World Population Day 2015

Did You Know That Newborn Babies Weigh 35 Tons? Of food.

On average, every person will eat 35 tons of food over the course of their lifetime. Doesn’t sound likely? Let’s do some math: One pound per meal, three meals per day, 365 days per year, with an average lifespan of 71 years brings us to an estimated 35 tons of food. By the time you finish reading this paragraph, a baby representing 35 tons of future food consumption will be born. There is another imminent reason for grasping the implications of every new birth—by the time you reach the end of this paragraph the need to feed this new baby wholesome and affordable food (and the billions more that will be born by 2050) will grow, but the agricultural land resources we currently have will not, causing a trend of diminishing per-capita land resources until at least the year 2050.


By 2050, the earth’s current resources will need to support a staggering 9.6 billion people.[1] This is equivalent to eight United States, two Indias or 14 more Nigerias into a world that is already facing major global nutrition challenges.[2] According to the United Nations (UN), there are currently 795 million undernourished people worldwide.[3] In addition to distributing food resources more efficiently, and consuming less food, the UN predicts we will need to increase our total food production by 70% by 2050 in order to meet future nutrition needs.[4]

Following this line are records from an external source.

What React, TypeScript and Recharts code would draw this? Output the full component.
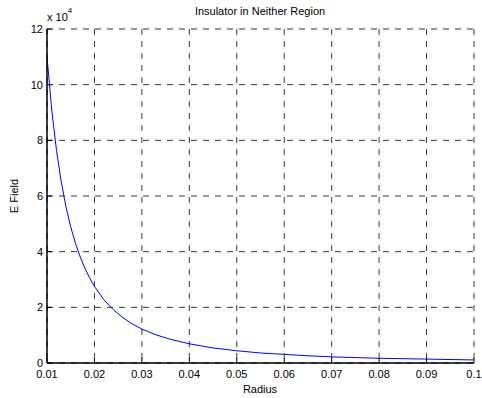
import { LineChart, Line, XAxis, YAxis, CartesianGrid } from 'recharts'

const radius = [
  0.01, 0.011, 0.012, 0.013, 0.014, 0.015, 0.016, 0.017, 0.018, 0.019, 0.02, 0.022, 0.024, 0.026,
  0.028, 0.03, 0.033, 0.036, 0.04, 0.045, 0.05, 0.055, 0.06, 0.065, 0.07, 0.08, 0.09, 0.1,
]
const eField = [
  110000, 90900, 76400, 65100, 56100, 48900, 43000, 38100, 34000, 30500, 27500, 22700, 19100, 16300,
  14000, 12200, 10100, 8500, 6900, 5400, 4400, 3600, 3100, 2600, 2200, 1700, 1400, 1100,
]
const xTicks = [0.01, 0.02, 0.03, 0.04, 0.05, 0.06, 0.07, 0.08, 0.09, 0.1]
const yTicks = [0, 20000, 40000, 60000, 80000, 100000, 120000]

const data = radius.map((r, i) => ({ r, e: eField[i] }))

const font = { fontFamily: '"Liberation Sans", Arial, sans-serif', fontSize: 11, fill: '#000' }
const axisLine = { stroke: '#000', strokeWidth: 1.5 }
const tickLine = { stroke: '#000', strokeWidth: 1 }

export default function App() {
  return (
    <div style={{ position: 'absolute', left: 0, top: 0, width: 482, height: 398, background: '#fff', fontFamily: font.fontFamily }}>
      <LineChart width={482} height={398} data={data} margin={{ top: 29, right: 8, bottom: 0, left: 0 }}>
        <CartesianGrid stroke="#222" strokeDasharray="6 6" strokeWidth={0.9} />
        <XAxis
          dataKey="r"
          type="number"
          domain={[0.01, 0.1]}
          ticks={xTicks}
          tickFormatter={(v: number) => String(v)}
          tick={font}
          tickLine={tickLine}
          tickSize={-5}
          axisLine={axisLine}
          height={35}
          tickMargin={12}
        />
        <XAxis xAxisId="top" orientation="top" dataKey="r" type="number" domain={[0.01, 0.1]} ticks={xTicks} tickFormatter={() => ''} tickLine={tickLine} tickSize={-5} axisLine={axisLine} height={0} />
        <YAxis
          type="number"
          domain={[0, 120000]}
          ticks={yTicks}
          tickFormatter={(v: number) => String(v / 10000)}
          tick={font}
          tickLine={tickLine}
          tickSize={-5}
          axisLine={axisLine}
          width={47}
          tickMargin={9}
        />
        <YAxis yAxisId="right" orientation="right" type="number" domain={[0, 120000]} ticks={yTicks} tickFormatter={() => ''} tickLine={tickLine} tickSize={-5} axisLine={axisLine} width={0} />
        <Line type="linear" dataKey="e" stroke="#0000ff" strokeWidth={1} dot={false} isAnimationActive={false} />
      </LineChart>
      <div style={{ position: 'absolute', left: 0, width: 520, top: 5, textAlign: 'center', fontSize: 11 }}>Insulator in Neither Region</div>
      <div style={{ position: 'absolute', left: 47, top: 11, fontSize: 11 }}>
        x 10<sup style={{ fontSize: 8, verticalAlign: 'top', position: 'relative', top: -5 }}>4</sup>
      </div>
      <div style={{ position: 'absolute', left: 0, width: 520, top: 383, textAlign: 'center', fontSize: 11 }}>Radius</div>
      <div style={{ position: 'absolute', left: 14, top: 196, fontSize: 11, transform: 'translate(-50%, -50%) rotate(-90deg)', whiteSpace: 'nowrap' }}>E Field</div>
    </div>
  )
}
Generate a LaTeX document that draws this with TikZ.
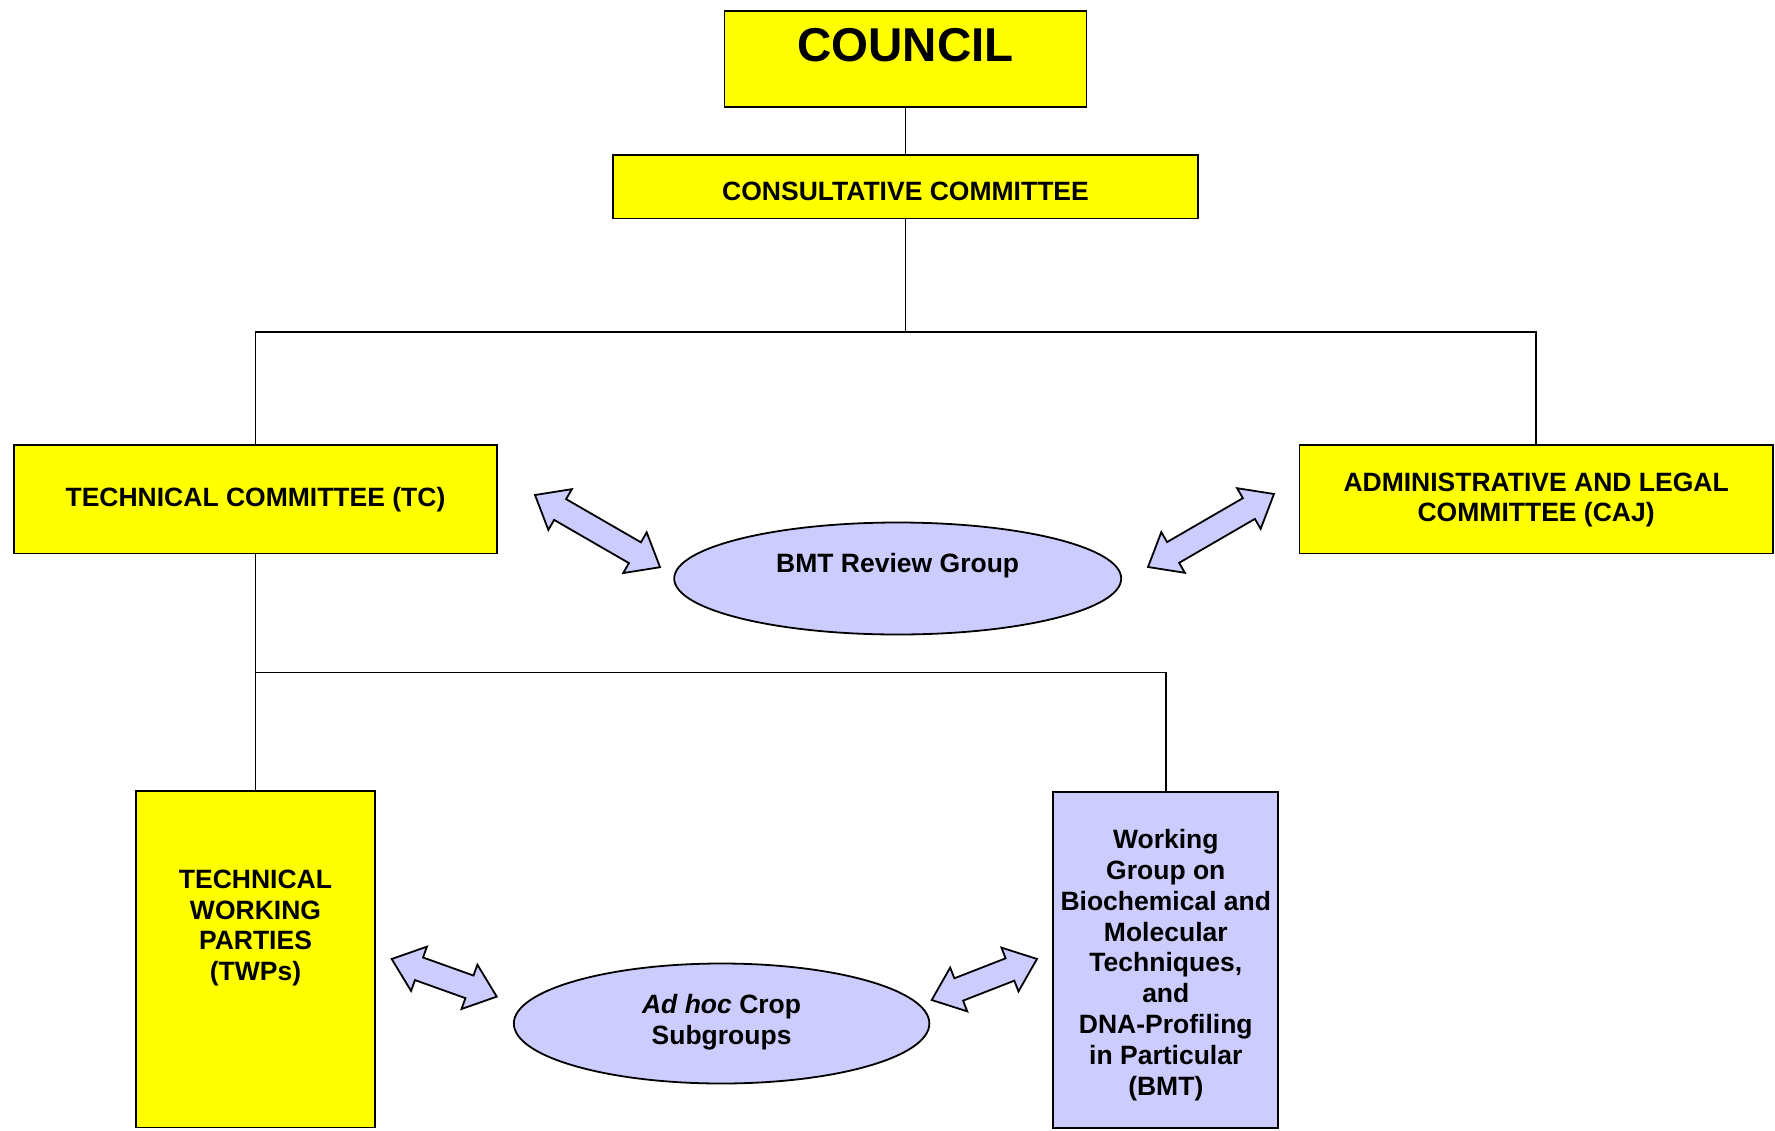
\documentclass[tikz,border=0pt]{standalone}
\usepackage{fontspec}
\setmainfont{Liberation Sans}
\usetikzlibrary{shapes.geometric,calc}
\definecolor{boxyellow}{RGB}{255,255,0}
\definecolor{lav}{RGB}{204,204,255}
\tikzset{
  ybox/.style={draw=black, line width=1.8pt, fill=boxyellow, rectangle, inner sep=0pt},
  lbox/.style={draw=black, line width=1.8pt, fill=lav, rectangle, inner sep=0pt},
  lell/.style={draw=black, line width=1.8pt, fill=lav, ellipse, inner sep=0pt},
  txt/.style={font=\bfseries\fontsize{26.5}{30.8}\selectfont, align=center, text=black, inner sep=0pt},
  conn/.style={draw=black, line width=1.8pt},
  arrowbody/.style={draw=black, line width=1.8pt, fill=lav, line join=miter}
}
\newcommand\dblarrow[3]{% #1 start coordinate, #2 angle, #3 length
  \begin{scope}[shift={(#1)}, rotate=#2]
    \draw[arrowbody] (0,0) -- (29,23.5) -- (29,12) -- ({#3-29},12) -- ({#3-29},23.5)
      -- (#3,0) -- ({#3-29},-23.5) -- ({#3-29},-12) -- (29,-12) -- (29,-23.5) -- cycle;
  \end{scope}}
\begin{document}
\begin{tikzpicture}[x=1pt, y=-1pt]
\useasboundingbox (0,0) rectangle (1775,1130);
% boxes
\node[ybox, minimum width=362pt, minimum height=96pt] (council) at (905.5,59.2) {};
\node[txt, font=\bfseries\fontsize{47.5}{52}\selectfont, anchor=base] (counciltext) at (905.5,61) {COUNCIL};
\node[ybox, minimum width=585.5pt, minimum height=63.5pt] (consult) at (905.5,186.8) {};
\node[txt] (consulttext) at (905.5,191.5) {CONSULTATIVE COMMITTEE};
\node[ybox, minimum width=483.4pt, minimum height=108.5pt] (tc) at (255.5,499.2) {};
\node[txt] (tctext) at (255.5,499.5) {TECHNICAL COMMITTEE (TC)};
\node[ybox, minimum width=473.2pt, minimum height=108.5pt] (caj) at (1536.1,499.2) {};
\node[txt] (cajtext) at (1536.1,500) {ADMINISTRATIVE AND LEGAL\\COMMITTEE (CAJ)};
\node[lell, minimum width=447pt, minimum height=112pt] (rg) at (897.7,578.5) {};
\node[txt] (rgtext) at (897.7,566) {BMT Review Group};
\node[ybox, minimum width=239pt, minimum height=336.5pt] (twp) at (255.5,959.2) {};
\node[txt] (twptext) at (255.5,928) {TECHNICAL\\WORKING\\PARTIES\\(TWPs)};
\node[lbox, minimum width=225pt, minimum height=336.6pt] (bmt) at (1165.8,960) {};
\node[txt] (bmttext) at (1165.8,965) {Working\\Group on\\Biochemical and\\Molecular\\Techniques,\\and\\DNA-Profiling\\in Particular\\(BMT)};
\node[lell, minimum width=415.5pt, minimum height=120pt] (adhoc) at (721.6,1023.5) {};
\node[txt] (adhoctext) at (721.6,1022.5) {\textit{Ad hoc} Crop\\Subgroups};
% connectors
\coordinate (bus1) at (905.5,331.7);
\coordinate (bus2) at (255.5,672.4);
\draw[conn] (council.south) -- (consult.north);
\draw[conn] (consult.south) -- (bus1);
\draw[conn] (tc.north) |- (bus1);
\draw[conn] (caj.north) |- (bus1);
\draw[conn] (tc.south) -- (twp.north);
\draw[conn] (bmt.north) |- (bus2);
% double arrows
\coordinate (arA) at (535,495);
\coordinate (arB) at (1148,567);
\coordinate (arC) at (391.7,959);
\coordinate (arD) at (931.7,1000);
\dblarrow{arA}{-30}{144.4}
\dblarrow{arB}{30.1}{145.6}
\dblarrow{arC}{-19.7}{111.6}
\dblarrow{arD}{21.3}{113}
\end{tikzpicture}
\end{document}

Much of this necessary future food production increase must come from existing agricultural land. The land that currently isn’t being used for agriculture has other ecological, social or environmental roles. “More than four-fifths of production gains will have to occur largely on existing agricultural land through sustainable intensification that makes effective use of land and water resources while not causing them harm,” the UN warned in the State of the World’s Land and Water Resources for Food and Agriculture Report (SOLAW) in 2011.

Not only are there very minimal options for expanding current farmlands, but UN reported in SOLAW “for the first time ever a global assessment of the state of the planet’s land resources. Fully one quarter are highly degraded” and at risk of collapse.[5] Degraded land resources further increase the necessity for finding solutions through innovation, rather than land expansion.

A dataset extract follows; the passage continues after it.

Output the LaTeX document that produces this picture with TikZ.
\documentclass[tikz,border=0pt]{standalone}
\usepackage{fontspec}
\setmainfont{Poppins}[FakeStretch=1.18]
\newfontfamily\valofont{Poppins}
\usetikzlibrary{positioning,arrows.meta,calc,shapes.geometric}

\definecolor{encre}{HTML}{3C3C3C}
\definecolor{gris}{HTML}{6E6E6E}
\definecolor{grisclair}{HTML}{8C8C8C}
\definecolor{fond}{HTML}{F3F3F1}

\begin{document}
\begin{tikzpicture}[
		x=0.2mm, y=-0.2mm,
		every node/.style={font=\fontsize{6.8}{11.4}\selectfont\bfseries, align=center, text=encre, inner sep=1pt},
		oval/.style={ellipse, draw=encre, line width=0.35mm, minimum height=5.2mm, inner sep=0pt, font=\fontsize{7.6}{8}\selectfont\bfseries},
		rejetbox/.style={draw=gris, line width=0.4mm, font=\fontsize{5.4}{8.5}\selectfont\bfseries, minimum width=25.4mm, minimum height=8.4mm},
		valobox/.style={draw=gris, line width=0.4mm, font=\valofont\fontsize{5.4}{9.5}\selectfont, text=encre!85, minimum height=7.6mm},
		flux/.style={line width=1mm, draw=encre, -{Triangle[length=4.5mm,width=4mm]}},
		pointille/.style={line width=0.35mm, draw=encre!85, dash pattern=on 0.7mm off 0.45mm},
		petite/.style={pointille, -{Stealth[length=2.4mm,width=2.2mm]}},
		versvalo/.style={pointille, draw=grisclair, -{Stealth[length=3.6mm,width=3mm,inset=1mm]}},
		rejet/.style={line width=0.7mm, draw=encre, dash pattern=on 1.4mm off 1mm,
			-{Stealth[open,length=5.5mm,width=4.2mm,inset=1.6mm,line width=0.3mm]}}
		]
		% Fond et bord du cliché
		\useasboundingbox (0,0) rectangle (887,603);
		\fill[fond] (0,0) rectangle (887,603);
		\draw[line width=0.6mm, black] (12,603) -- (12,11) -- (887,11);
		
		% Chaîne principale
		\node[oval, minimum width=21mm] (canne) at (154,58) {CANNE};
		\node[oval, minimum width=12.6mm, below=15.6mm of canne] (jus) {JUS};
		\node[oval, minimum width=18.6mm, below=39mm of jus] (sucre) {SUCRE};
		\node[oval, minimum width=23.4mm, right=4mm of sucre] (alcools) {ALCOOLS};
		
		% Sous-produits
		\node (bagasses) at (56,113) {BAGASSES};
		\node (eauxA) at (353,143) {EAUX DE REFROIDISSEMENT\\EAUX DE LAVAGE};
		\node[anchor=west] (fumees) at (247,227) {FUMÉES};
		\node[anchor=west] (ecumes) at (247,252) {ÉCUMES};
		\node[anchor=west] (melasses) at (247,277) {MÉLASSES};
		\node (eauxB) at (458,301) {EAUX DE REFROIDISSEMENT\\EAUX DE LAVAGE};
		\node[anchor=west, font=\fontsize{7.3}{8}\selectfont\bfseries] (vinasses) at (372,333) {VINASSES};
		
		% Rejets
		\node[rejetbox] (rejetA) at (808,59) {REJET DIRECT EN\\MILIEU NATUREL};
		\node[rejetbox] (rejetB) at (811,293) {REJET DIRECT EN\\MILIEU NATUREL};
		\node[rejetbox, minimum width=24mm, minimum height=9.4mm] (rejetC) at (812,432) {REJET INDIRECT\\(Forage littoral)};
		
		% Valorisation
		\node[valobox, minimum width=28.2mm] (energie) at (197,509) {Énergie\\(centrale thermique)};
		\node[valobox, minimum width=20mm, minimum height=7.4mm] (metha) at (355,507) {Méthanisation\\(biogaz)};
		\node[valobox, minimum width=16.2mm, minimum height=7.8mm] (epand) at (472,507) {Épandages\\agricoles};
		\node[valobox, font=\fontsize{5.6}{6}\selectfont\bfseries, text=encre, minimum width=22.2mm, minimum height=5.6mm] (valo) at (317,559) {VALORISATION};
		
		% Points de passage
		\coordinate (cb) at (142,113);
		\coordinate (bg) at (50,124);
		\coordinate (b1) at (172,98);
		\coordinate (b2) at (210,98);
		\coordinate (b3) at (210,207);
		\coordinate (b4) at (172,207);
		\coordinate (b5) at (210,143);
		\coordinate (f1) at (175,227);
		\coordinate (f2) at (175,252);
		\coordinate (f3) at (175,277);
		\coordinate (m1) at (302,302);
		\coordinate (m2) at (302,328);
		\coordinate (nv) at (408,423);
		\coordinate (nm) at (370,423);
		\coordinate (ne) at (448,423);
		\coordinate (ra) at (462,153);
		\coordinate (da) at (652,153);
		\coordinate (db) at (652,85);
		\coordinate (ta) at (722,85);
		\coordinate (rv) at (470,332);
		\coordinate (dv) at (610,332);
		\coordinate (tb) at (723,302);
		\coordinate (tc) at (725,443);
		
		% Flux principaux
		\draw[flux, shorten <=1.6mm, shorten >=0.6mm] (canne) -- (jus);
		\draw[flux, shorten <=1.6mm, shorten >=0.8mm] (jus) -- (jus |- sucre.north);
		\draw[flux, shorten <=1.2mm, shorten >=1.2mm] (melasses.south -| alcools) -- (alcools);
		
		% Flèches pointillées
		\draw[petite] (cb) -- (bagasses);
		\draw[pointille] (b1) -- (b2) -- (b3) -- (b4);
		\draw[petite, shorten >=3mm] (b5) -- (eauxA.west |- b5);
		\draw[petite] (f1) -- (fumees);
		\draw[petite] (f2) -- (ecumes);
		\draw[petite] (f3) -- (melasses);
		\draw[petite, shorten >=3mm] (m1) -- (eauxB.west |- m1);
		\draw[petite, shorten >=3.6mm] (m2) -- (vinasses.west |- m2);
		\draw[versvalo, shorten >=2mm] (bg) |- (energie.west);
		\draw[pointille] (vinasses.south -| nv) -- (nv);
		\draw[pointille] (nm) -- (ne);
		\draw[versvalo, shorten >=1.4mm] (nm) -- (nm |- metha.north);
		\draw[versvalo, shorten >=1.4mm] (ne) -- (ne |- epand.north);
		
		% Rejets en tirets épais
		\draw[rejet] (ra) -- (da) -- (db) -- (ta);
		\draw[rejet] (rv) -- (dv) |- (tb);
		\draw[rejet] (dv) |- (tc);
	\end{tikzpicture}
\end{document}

It’s a reality -- humanity may face cataclysmic disaster if we don’t commit to planning to sustainably feed the entire world. Every unmet percent of needed food production translates into millions of people chronically undernourished.

July 11 is World Population Day, a celebration of greatly increased worldwide life expectancy's but also an urgent reminder that every new human birth increases the already strained demand we put on the earth’s limited resources. Agricultural land isn’t only used for growing vegetables. The livestock sector is the world’s largest user of agricultural land through grazing and the use of feed crops. Without a global endeavor to sustainably increase farmland usage while causing no harm, the future food security of the entire human race faces uncertainty.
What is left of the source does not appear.